Problem details: Reproduce the listing exactly and skip over any pictures.

Source material:

○ ○ ○ ○

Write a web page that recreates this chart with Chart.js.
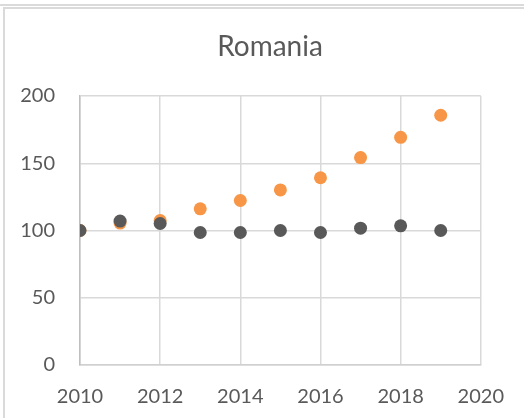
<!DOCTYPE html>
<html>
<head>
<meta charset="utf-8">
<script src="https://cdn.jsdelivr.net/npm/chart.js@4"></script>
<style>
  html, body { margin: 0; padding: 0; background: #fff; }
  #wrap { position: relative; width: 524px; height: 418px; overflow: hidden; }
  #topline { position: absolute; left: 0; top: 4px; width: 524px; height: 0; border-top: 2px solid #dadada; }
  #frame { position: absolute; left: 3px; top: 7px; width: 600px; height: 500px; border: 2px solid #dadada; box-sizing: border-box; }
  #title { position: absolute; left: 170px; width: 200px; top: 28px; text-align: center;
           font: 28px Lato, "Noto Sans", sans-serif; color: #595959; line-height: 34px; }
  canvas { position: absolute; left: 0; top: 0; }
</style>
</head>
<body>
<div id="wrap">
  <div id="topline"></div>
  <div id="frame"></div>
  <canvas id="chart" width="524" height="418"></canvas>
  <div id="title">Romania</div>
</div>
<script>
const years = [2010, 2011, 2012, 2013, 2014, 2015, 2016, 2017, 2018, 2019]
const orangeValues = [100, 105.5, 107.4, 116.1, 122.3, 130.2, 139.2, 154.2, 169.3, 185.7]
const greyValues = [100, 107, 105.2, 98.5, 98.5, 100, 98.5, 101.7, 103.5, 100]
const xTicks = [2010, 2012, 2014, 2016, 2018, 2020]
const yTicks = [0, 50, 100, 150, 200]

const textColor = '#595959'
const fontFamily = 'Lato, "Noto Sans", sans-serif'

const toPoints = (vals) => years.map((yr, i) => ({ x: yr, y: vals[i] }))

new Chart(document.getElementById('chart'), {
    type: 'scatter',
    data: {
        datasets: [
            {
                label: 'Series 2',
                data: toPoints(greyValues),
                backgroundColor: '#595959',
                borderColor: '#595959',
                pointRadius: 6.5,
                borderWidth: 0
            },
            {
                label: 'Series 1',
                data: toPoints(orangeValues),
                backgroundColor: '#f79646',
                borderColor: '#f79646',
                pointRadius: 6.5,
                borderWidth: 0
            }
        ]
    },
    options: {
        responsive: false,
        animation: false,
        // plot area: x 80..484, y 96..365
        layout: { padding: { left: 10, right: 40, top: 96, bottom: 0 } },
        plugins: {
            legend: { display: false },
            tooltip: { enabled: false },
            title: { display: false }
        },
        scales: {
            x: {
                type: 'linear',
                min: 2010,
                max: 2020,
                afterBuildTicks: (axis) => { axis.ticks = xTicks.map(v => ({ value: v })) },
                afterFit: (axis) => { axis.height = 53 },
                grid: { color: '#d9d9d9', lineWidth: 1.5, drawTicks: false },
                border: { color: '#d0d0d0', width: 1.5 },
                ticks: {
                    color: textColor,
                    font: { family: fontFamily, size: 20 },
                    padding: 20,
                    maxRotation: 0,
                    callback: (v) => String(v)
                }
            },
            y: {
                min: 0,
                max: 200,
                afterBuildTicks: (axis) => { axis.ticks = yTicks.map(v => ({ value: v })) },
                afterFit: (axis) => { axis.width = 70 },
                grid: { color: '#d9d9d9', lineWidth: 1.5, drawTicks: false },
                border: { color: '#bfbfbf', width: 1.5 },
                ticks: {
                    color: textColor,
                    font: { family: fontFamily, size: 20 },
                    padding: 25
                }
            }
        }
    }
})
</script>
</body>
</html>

○ ○ ○ ○

Result:
Write a web page that recreates this chart with Chart.js.
<!DOCTYPE html>
<html>
<head>
<meta charset="utf-8">
<script src="https://cdn.jsdelivr.net/npm/chart.js@4"></script>
<style>
  html, body { margin: 0; padding: 0; background: #fff; }
  #wrap { position: relative; width: 524px; height: 418px; overflow: hidden; }
  #topline { position: absolute; left: 0; top: 4px; width: 524px; height: 0; border-top: 2px solid #dadada; }
  #frame { position: absolute; left: 3px; top: 7px; width: 600px; height: 500px; border: 2px solid #dadada; box-sizing: border-box; }
  #title { position: absolute; left: 170px; width: 200px; top: 28px; text-align: center;
           font: 28px Lato, "Noto Sans", sans-serif; color: #595959; line-height: 34px; }
  canvas { position: absolute; left: 0; top: 0; }
</style>
</head>
<body>
<div id="wrap">
  <div id="topline"></div>
  <div id="frame"></div>
  <canvas id="chart" width="524" height="418"></canvas>
  <div id="title">Romania</div>
</div>
<script>
const years = [2010, 2011, 2012, 2013, 2014, 2015, 2016, 2017, 2018, 2019]
const orangeValues = [100, 105.5, 107.4, 116.1, 122.3, 130.2, 139.2, 154.2, 169.3, 185.7]
const greyValues = [100, 107, 105.2, 98.5, 98.5, 100, 98.5, 101.7, 103.5, 100]
const xTicks = [2010, 2012, 2014, 2016, 2018, 2020]
const yTicks = [0, 50, 100, 150, 200]

const textColor = '#595959'
const fontFamily = 'Lato, "Noto Sans", sans-serif'

const toPoints = (vals) => years.map((yr, i) => ({ x: yr, y: vals[i] }))

new Chart(document.getElementById('chart'), {
    type: 'scatter',
    data: {
        datasets: [
            {
                label: 'Series 2',
                data: toPoints(greyValues),
                backgroundColor: '#595959',
                borderColor: '#595959',
                pointRadius: 6.5,
                borderWidth: 0
            },
            {
                label: 'Series 1',
                data: toPoints(orangeValues),
                backgroundColor: '#f79646',
                borderColor: '#f79646',
                pointRadius: 6.5,
                borderWidth: 0
            }
        ]
    },
    options: {
        responsive: false,
        animation: false,
        // plot area: x 80..484, y 96..365
        layout: { padding: { left: 10, right: 40, top: 96, bottom: 0 } },
        plugins: {
            legend: { display: false },
            tooltip: { enabled: false },
            title: { display: false }
        },
        scales: {
            x: {
                type: 'linear',
                min: 2010,
                max: 2020,
                afterBuildTicks: (axis) => { axis.ticks = xTicks.map(v => ({ value: v })) },
                afterFit: (axis) => { axis.height = 53 },
                grid: { color: '#d9d9d9', lineWidth: 1.5, drawTicks: false },
                border: { color: '#d0d0d0', width: 1.5 },
                ticks: {
                    color: textColor,
                    font: { family: fontFamily, size: 20 },
                    padding: 20,
                    maxRotation: 0,
                    callback: (v) => String(v)
                }
            },
            y: {
                min: 0,
                max: 200,
                afterBuildTicks: (axis) => { axis.ticks = yTicks.map(v => ({ value: v })) },
                afterFit: (axis) => { axis.width = 70 },
                grid: { color: '#d9d9d9', lineWidth: 1.5, drawTicks: false },
                border: { color: '#bfbfbf', width: 1.5 },
                ticks: {
                    color: textColor,
                    font: { family: fontFamily, size: 20 },
                    padding: 25
                }
            }
        }
    }
})
</script>
</body>
</html>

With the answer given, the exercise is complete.